Had a very civilised cup of chai in the hotel garden, another Englishman sitting at another table, back turned to me, doing the same thing. And here I am now, in a cybernet shop across the road from the hotel, attempting to keep this diary up to date.

Then I was joined by a young (funny how I keep using this word, but the world seems sometimes to be divided between the 20-somethings and the 60-somethings) French woman, to whom I had said bon jour that morning. She had come to ask my advice about trips to game parks. No luck, I said, as I had decided to give them all a miss.
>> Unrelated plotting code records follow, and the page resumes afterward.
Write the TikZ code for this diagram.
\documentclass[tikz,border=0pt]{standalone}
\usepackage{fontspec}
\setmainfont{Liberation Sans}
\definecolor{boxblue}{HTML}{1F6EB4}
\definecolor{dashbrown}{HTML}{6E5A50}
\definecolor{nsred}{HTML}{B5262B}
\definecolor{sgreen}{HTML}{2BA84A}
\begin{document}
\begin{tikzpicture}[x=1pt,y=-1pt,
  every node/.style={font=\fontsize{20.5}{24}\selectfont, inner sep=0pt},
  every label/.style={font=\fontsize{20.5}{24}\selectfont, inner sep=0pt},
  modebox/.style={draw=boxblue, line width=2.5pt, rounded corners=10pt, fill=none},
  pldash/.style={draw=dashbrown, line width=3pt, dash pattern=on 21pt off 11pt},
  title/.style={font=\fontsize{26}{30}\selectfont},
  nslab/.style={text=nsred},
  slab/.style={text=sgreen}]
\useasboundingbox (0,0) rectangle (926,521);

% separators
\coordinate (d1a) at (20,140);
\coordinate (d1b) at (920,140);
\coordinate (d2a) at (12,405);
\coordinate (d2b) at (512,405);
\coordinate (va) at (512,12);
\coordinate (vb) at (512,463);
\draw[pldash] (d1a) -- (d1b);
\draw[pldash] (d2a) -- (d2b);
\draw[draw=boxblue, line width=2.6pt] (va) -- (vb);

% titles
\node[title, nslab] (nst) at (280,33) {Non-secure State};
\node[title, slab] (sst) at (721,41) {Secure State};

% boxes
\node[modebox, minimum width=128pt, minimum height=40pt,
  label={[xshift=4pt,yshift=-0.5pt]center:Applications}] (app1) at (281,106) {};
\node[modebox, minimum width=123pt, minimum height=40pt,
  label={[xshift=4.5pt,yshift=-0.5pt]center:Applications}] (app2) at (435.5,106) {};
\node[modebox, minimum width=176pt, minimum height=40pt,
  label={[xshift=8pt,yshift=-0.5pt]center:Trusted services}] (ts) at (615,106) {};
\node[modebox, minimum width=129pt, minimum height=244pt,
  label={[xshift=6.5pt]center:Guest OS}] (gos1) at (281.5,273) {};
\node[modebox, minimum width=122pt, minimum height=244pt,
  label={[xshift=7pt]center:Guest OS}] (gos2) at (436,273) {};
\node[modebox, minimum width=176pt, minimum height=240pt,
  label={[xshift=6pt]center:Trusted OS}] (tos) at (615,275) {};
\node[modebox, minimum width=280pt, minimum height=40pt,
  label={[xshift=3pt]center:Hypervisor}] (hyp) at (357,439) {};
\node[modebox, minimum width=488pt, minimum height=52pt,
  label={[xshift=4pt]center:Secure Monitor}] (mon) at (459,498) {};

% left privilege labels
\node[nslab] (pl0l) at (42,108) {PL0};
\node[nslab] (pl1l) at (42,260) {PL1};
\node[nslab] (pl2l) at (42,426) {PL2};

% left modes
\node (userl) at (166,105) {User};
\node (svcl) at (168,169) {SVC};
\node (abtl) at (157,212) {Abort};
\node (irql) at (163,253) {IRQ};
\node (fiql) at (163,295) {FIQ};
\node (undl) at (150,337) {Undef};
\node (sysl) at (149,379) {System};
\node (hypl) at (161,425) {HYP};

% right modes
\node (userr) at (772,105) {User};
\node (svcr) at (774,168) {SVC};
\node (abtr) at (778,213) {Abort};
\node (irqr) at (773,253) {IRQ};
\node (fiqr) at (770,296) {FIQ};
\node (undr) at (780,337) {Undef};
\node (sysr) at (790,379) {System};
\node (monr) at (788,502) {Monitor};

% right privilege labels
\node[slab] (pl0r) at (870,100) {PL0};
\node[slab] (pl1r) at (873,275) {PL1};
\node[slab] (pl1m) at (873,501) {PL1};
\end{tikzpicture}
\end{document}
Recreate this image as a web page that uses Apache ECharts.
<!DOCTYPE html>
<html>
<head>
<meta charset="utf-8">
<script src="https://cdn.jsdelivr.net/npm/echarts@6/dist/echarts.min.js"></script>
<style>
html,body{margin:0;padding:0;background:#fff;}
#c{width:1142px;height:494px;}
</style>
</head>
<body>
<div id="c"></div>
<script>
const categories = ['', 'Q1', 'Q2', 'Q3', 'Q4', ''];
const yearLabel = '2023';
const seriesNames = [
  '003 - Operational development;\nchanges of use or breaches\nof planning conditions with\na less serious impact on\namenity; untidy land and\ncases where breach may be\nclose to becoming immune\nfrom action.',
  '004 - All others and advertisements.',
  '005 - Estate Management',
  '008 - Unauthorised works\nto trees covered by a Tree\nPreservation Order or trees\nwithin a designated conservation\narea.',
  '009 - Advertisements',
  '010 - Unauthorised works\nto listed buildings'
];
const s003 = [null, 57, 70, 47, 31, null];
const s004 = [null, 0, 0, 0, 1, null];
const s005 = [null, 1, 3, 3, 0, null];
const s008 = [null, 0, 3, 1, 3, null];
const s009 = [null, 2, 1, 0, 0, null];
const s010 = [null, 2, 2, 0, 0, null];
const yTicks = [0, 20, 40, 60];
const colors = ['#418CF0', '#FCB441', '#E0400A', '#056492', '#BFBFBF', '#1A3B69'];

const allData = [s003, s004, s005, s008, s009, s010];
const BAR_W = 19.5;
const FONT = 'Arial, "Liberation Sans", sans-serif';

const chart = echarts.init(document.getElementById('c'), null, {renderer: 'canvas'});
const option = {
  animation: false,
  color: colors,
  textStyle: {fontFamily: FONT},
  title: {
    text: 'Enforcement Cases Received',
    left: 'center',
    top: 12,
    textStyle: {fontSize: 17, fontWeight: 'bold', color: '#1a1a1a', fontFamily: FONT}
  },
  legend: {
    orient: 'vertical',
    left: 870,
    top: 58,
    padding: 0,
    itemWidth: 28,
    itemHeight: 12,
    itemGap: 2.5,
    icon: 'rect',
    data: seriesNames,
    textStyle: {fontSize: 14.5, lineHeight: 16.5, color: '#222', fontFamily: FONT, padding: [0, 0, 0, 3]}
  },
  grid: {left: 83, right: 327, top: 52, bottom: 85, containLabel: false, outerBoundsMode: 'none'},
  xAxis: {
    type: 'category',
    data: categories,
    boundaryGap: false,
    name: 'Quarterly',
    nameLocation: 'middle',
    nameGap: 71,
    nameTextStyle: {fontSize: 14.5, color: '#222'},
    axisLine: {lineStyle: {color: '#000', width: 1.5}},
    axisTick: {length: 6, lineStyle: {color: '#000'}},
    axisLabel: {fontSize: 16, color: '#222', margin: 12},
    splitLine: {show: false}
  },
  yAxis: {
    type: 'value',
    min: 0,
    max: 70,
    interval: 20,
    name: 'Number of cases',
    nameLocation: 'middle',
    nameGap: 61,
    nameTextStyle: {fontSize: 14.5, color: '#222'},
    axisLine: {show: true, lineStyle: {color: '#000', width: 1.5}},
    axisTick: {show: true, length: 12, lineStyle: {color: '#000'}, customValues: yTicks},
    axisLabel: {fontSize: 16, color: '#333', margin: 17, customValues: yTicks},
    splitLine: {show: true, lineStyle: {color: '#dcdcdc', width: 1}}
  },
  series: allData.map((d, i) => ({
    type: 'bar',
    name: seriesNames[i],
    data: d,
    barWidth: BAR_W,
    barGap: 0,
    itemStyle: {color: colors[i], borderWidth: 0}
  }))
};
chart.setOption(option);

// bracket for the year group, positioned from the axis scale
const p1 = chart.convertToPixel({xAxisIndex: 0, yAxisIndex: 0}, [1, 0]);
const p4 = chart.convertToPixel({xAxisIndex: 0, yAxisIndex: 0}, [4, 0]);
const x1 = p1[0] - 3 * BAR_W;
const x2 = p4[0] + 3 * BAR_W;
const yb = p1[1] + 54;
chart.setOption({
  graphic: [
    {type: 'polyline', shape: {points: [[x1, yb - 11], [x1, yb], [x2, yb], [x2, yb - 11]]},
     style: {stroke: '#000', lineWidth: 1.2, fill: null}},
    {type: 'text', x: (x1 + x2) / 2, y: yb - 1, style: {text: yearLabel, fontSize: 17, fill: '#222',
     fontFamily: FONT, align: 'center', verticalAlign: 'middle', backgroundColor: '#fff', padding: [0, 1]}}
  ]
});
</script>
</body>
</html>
It turned out that she and her boyfriend were finding India a bit much to cope with and were wanting to seek respite from the noise, dirt, sales pressures, squalor and non-stop sight of so much poverty of the cities. Like the other couples I had met in the hotel- and me - they had moved up budget for a bit of peace. I suggested that they should do what I have decided to do - take an extra day in each place and attempt to do less each day, deliberately building in time to do nothing but sit and reflect. I suggested they might like to share a car with me to Amber tomorrow, but I think they are probably set on their game park trip.

I've just had a most entertaining ten minutes. I am surrounded by young, rather modern looking Indians. One of them called out as he passed me, "It's not Independence Day today, correct that to Republic Day" . He had clearly been reading over my shoulder. So I made the correction as instructed and asked him about Republic Day. He said I should have been in Delhi to see the most amazing spectacles of the year, complete with planes decorating the sky with the map of India.

I asked him what Republic Day meant to him. He said, apart from it being a special day because it was his father's birthday, it was a day to be proud to be Indian. I said that was interesting, as I did not feel particularly proud to be British, particularly when I thought of what our governments had done or were doing now. Ah, he said, being proud of India had nothing to do with what the government might be doing, or the corruption involved, it was proud of being Indian.

Another of the men handed me some of his popcorn and we talked about the difference between Indian and British attitudes to the family. The first young man said that for them, the family was the first priority and the country the second. Parents were the most important people in the world, as you had come from them. Caring for them was central to their lives. He contrasted this with what he, rightly, sees as the indivualistic culture of the West. I think he was also suggesting that western values would not be the same when they came to India as elsewhere, because of the strength of family feeling.